#### EXERCISE DIRECTIONS:
Lines with "Write the seaborn" and "import seaborn as sns" mark the range, both included. Reproduce exactly that stretch, without pictures.

#### TASK MATERIAL:
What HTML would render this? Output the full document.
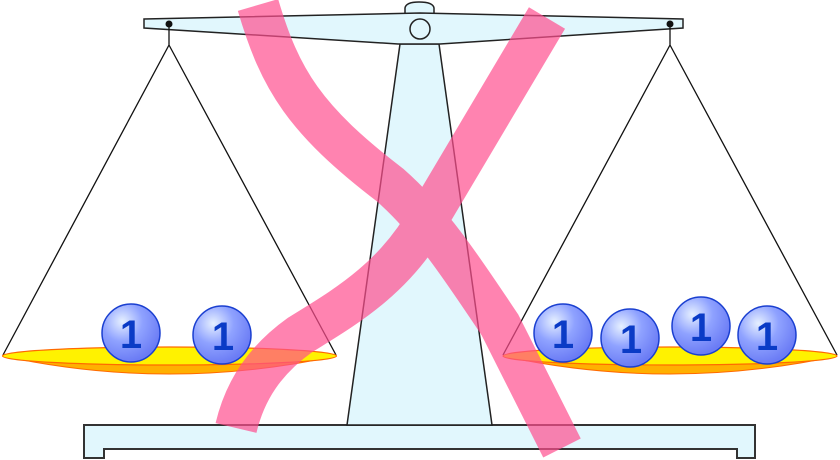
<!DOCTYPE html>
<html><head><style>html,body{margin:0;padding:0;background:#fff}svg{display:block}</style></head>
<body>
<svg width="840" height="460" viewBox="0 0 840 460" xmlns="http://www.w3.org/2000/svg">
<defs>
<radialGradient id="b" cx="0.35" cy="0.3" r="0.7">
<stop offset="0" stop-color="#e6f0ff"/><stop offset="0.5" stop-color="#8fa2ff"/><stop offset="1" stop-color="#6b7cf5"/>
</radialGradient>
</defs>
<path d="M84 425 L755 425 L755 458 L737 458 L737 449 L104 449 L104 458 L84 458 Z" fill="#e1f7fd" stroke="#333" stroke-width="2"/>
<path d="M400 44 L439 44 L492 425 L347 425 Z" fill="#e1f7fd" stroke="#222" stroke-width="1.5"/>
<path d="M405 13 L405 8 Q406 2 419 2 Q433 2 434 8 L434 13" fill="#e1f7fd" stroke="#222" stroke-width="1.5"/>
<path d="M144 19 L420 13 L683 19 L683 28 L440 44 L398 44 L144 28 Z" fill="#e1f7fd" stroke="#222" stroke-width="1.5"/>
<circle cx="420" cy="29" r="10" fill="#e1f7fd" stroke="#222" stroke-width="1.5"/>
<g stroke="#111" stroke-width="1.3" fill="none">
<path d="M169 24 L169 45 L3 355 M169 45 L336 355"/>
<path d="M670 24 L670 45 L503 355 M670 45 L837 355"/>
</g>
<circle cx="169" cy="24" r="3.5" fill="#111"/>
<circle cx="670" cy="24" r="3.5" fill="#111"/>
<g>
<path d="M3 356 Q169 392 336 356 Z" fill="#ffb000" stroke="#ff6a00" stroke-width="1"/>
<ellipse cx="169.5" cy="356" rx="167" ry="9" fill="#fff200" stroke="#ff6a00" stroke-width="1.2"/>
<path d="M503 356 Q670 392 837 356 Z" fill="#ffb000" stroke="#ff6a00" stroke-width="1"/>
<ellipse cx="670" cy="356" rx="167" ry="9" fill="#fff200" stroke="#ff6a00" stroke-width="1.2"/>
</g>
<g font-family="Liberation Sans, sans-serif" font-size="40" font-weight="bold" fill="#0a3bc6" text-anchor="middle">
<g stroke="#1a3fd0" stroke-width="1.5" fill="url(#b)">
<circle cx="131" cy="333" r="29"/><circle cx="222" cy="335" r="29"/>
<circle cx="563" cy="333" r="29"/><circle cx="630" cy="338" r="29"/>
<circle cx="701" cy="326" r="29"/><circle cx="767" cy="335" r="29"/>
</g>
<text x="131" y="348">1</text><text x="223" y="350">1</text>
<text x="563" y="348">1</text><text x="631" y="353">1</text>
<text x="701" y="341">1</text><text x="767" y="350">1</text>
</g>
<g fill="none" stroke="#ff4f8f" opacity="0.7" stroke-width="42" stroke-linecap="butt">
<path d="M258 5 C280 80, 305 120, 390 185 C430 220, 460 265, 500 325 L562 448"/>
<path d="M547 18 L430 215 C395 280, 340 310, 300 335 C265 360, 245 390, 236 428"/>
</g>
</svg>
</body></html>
...
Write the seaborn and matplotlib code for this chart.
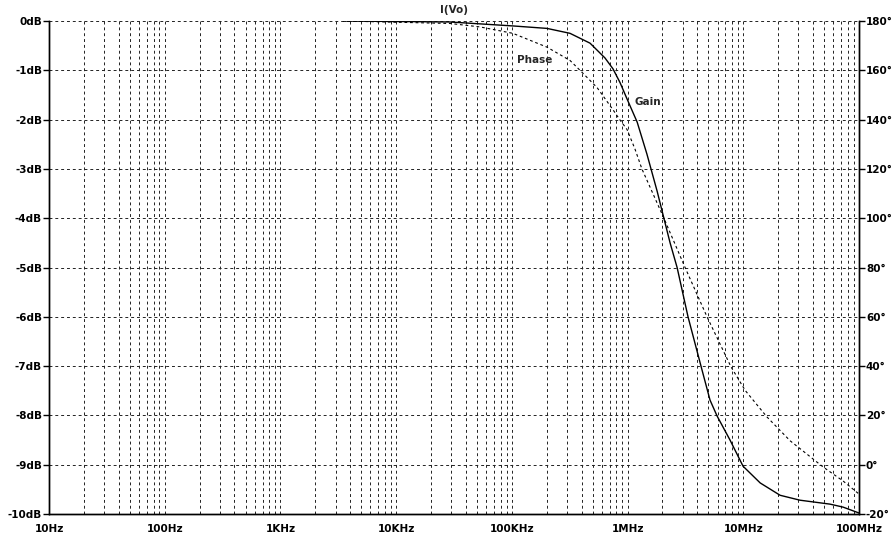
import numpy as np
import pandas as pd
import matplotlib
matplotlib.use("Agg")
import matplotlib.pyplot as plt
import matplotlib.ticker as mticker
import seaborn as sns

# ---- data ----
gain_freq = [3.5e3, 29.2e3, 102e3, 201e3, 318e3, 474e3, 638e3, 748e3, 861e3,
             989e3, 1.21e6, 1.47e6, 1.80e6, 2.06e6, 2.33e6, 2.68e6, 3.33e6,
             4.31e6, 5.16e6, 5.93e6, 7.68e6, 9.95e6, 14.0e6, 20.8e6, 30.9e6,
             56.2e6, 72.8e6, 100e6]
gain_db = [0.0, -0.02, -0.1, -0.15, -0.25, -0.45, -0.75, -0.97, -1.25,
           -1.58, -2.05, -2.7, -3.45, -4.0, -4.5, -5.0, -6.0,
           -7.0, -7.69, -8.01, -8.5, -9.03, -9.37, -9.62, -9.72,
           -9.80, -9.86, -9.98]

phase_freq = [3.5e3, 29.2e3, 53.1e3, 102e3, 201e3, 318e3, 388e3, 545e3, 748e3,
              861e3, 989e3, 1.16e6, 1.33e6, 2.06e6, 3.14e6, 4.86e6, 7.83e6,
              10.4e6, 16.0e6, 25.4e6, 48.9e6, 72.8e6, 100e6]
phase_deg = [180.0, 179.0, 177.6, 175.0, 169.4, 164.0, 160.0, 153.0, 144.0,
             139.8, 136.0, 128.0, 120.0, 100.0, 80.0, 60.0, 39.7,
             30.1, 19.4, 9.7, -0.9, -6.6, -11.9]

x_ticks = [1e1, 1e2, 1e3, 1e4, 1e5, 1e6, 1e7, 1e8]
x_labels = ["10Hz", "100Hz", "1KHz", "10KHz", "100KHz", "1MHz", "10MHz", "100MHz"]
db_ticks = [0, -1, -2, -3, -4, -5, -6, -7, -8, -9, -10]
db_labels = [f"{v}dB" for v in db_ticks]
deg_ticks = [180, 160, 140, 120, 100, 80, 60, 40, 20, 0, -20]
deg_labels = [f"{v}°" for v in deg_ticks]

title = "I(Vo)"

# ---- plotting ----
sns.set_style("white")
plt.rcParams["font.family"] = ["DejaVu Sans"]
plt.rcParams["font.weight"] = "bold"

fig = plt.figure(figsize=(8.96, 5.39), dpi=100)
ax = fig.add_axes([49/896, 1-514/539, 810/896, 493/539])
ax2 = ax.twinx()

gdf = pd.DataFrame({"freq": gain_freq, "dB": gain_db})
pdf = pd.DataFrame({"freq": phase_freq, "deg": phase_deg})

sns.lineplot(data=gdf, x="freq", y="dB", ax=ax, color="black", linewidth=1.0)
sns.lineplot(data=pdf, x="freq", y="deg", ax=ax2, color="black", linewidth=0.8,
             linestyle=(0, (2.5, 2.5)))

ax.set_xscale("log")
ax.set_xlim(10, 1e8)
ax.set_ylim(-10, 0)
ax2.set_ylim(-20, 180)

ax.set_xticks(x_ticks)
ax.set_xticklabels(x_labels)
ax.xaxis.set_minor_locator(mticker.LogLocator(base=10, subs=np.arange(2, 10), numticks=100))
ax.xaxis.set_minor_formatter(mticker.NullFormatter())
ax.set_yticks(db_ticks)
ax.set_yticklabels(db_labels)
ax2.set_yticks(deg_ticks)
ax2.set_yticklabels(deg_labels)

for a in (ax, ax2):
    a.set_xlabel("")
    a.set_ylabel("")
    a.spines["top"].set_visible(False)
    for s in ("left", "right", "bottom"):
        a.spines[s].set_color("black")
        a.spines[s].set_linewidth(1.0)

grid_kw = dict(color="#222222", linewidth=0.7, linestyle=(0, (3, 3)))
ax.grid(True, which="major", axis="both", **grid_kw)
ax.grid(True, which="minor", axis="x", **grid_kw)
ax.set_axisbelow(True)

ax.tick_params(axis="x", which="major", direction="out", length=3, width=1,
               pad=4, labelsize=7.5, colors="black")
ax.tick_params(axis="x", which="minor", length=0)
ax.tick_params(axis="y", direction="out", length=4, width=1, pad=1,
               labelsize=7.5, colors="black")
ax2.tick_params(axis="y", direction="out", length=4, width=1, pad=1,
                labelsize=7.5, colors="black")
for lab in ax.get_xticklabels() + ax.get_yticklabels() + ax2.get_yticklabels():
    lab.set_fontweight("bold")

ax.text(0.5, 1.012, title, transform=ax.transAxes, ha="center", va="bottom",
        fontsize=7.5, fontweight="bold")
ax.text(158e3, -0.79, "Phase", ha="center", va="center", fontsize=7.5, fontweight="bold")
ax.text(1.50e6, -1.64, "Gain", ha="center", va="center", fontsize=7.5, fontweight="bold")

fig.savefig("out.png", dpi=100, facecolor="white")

#### SOLVED PROBLEM:
Write the seaborn and matplotlib code for this chart.
import numpy as np
import pandas as pd
import matplotlib
matplotlib.use("Agg")
import matplotlib.pyplot as plt
import matplotlib.ticker as mticker
import seaborn as sns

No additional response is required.